Выступая в 1974 году на заседании Клуба любителей книги в Центральном доме работников искусств в Москве, Пушкарёв описал свою музейную миссию: «Моя задача – получить вещь или приобрести любой ценой, любыми путями, лишь бы она имелась в музее. Вопрос экспонирования – это другой вопрос. Если сейчас я не имею возможности по тем или иным причинам выставить некоторые вещи, то после меня их выставят. Но надо, чтобы они были в собрании музея. Тут возникают определенное трудности. Есть коллекционеры и вдовы умерших художников, которые мне говорят: если повесите – продам, не повесите – не продам. В таких случаях я не даю обещания повесить, я даю обещание приобрести и безусловно сохранить»[151].
Под «любой ценой», конечно, подразумевались не деньги. Соперничать с частными собирателями Пушкарёву было сложно: музей находился под жёсткими финансовым и идеологическим контролем Министерства культуры РСФСР. Соответственно и приобретения (должны были быть) скромнее – и количественно, и качественно. Он говорил об удаче, о настойчивости, о дерзости и педантичном постоянстве страстного собирателя «в предложенных обстоятельствах». Которые он, Василий Алексеевич Пушкарёв, азартно и изобретательно преодолевал.
Реставратор Савва Ямщиков вспоминал свою первую встречу с директором Русского музея: «В Москве, на Кропоткинской улице, он шел под руку с одной из наших пречистенских старожилок.

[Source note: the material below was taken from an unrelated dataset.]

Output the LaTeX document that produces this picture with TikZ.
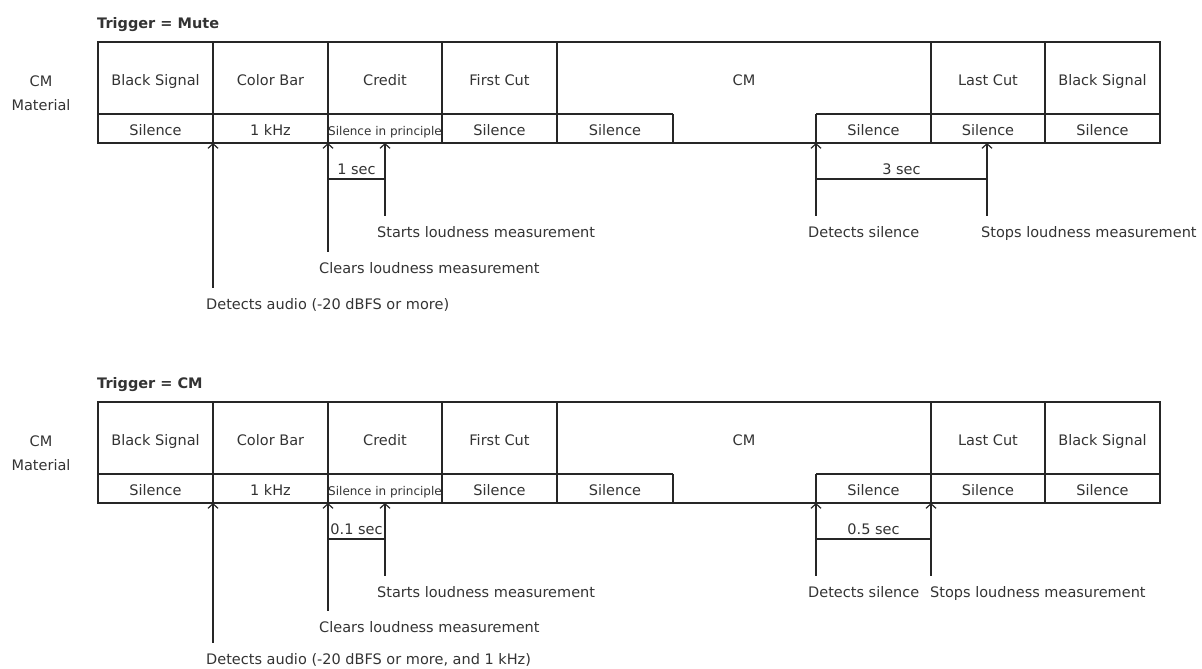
\documentclass[tikz,border=0pt]{standalone}
\usepackage{fontspec}
\setmainfont{DejaVu Sans}
\usetikzlibrary{arrows.meta}
\tikzset{
  grid/.style={line width=1.2pt, draw=black!85},
  lbl/.style={inner sep=1pt, text=black!80, text height=11pt, text depth=3pt,
    font=\fontsize{14.5}{17}\selectfont},
  tick/.style={line width=1.2pt, draw=black!85, shorten <=9pt,
    -{Straight Barb[length=4.5pt,width=10pt]}},
}
\begin{document}
\begin{tikzpicture}[x=1pt, y=-1pt]
  \useasboundingbox (0,0) rectangle (1202,669);

  % The same CM material table for both triggers.
  \foreach \pre/\dy/\trig in {m/0/Mute, c/360/CM} {
    \begin{scope}[shift={(0,\dy)}, name prefix=\pre-]
      \node[lbl, anchor=west, font=\fontsize{14.5}{17}\selectfont\bfseries] (title) at (96,24.5) {Trigger = \trig};
      \node[lbl, align=center, text height=, text depth=] (mat) at (41,93) {CM\\[7pt]Material};
      % outline and row divider (open below the CM cell)
      \draw[grid] (98,42) rectangle (1160,143);
      \draw[grid] (98,114) -- (673,114) (816,114) -- (1160,114);
      \foreach \x in {213,328,442,557,931,1045}
        \draw[grid] (\x,42) -- (\x,143);
      \draw[grid] (673,114) -- (673,143) (816,114) -- (816,143);
      % upper row
      \foreach \cx/\txt [count=\i] in {155.5/Black Signal, 270.5/Color Bar, 385/Credit,
          499.5/First Cut, 744/CM, 988/Last Cut, 1102.5/Black Signal}
        \node[lbl] (up\i) at (\cx,81) {\txt};
      % lower row
      \foreach \cx/\txt [count=\i] in {155.5/Silence, 270.5/1 kHz, 499.5/Silence,
          615/Silence, 873.5/Silence, 988/Silence, 1102.5/Silence}
        \node[lbl] (lo\i) at (\cx,131) {\txt};
      \node[lbl, font=\fontsize{12}{14}\selectfont] (princ) at (385,131) {Silence in principle};
    \end{scope}
  }

  % Trigger = Mute: events below the table
  \begin{scope}[name prefix=m-]
    \coordinate (aud) at (213,143);
    \coordinate (clr) at (328,143);
    \coordinate (sta) at (385,143);
    \coordinate (sil) at (816,143);
    \coordinate (sto) at (987,143);
    \node[lbl, anchor=west] (audtxt) at (205,305) {Detects audio (-20 dBFS or more)};
    \node[lbl, anchor=west] (clrtxt) at (318,269) {Clears loudness measurement};
    \node[lbl, anchor=west] (statxt) at (376,233) {Starts loudness measurement};
    \node[lbl, anchor=west] (siltxt) at (807,233) {Detects silence};
    \node[lbl, anchor=west] (stotxt) at (980,233) {Stops loudness measurement};
    \draw[tick] (audtxt.north -| aud) -- (aud);
    \draw[tick] (clrtxt.north -| clr) -- (clr);
    \draw[tick] (statxt.north -| sta) -- (sta);
    \draw[tick] (siltxt.north -| sil) -- (sil);
    \draw[tick] (stotxt.north -| sto) -- (sto);
    % measured intervals
    \coordinate (w1a) at (328,179);
    \coordinate (w1b) at (385,179);
    \coordinate (w2a) at (816,179);
    \coordinate (w2b) at (987,179);
    \draw[grid] (w1a) -- node[lbl, above=0pt] (sec1) {1 sec} (w1b);
    \draw[grid] (w2a) -- node[lbl, above=0pt] (sec2) {3 sec} (w2b);
  \end{scope}

  % Trigger = CM: events below the table
  \begin{scope}[shift={(0,360)}, name prefix=c-]
    \coordinate (aud) at (213,143);
    \coordinate (clr) at (328,143);
    \coordinate (sta) at (385,143);
    \coordinate (sil) at (816,143);
    \coordinate (sto) at (931,143);
    \node[lbl, anchor=west] (audtxt) at (205,300) {Detects audio (-20 dBFS or more, and 1 kHz)};
    \node[lbl, anchor=west] (clrtxt) at (318,268) {Clears loudness measurement};
    \node[lbl, anchor=west] (statxt) at (376,233) {Starts loudness measurement};
    \node[lbl, anchor=west] (siltxt) at (807,233) {Detects silence};
    \node[lbl, anchor=west] (stotxt) at (929,233) {Stops loudness measurement};
    \draw[tick] (audtxt.north -| aud) -- (aud);
    \draw[tick] (clrtxt.north -| clr) -- (clr);
    \draw[tick] (statxt.north -| sta) -- (sta);
    \draw[tick] (siltxt.north -| sil) -- (sil);
    \draw[tick] (stotxt.north -| sto) -- (sto);
    % measured intervals
    \coordinate (w1a) at (328,179);
    \coordinate (w1b) at (385,179);
    \coordinate (w2a) at (816,179);
    \coordinate (w2b) at (931,179);
    \draw[grid] (w1a) -- node[lbl, above=0pt] (sec1) {0.1 sec} (w1b);
    \draw[grid] (w2a) -- node[lbl, above=0pt] (sec2) {0.5 sec} (w2b);
  \end{scope}
\end{tikzpicture}
\end{document}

Мой спутник, хорошо знавший Пушкарёва, спросил его шутливо, глазами показывая на старушку: “Врубель?” Тот коротко ответил: “Рокотов”. Приятель, улыбнувшись, сказал, что скоро в Русском музее появится рокотовский портрет. Пушкарёв дни и недели проводил у частных владельцев, убеждая их в том, что произведения искусства должны храниться в музее. Ведь деньги не для всех коллекционеров решающий фактор. Важнее знать, что вещи попадут в надежные руки. Рук, более надежных, чем пушкарёвские, не надо было и искать…»[152].
На месте «пречистенских старожилок» с легкостью мог оказаться и довольно крупный музей.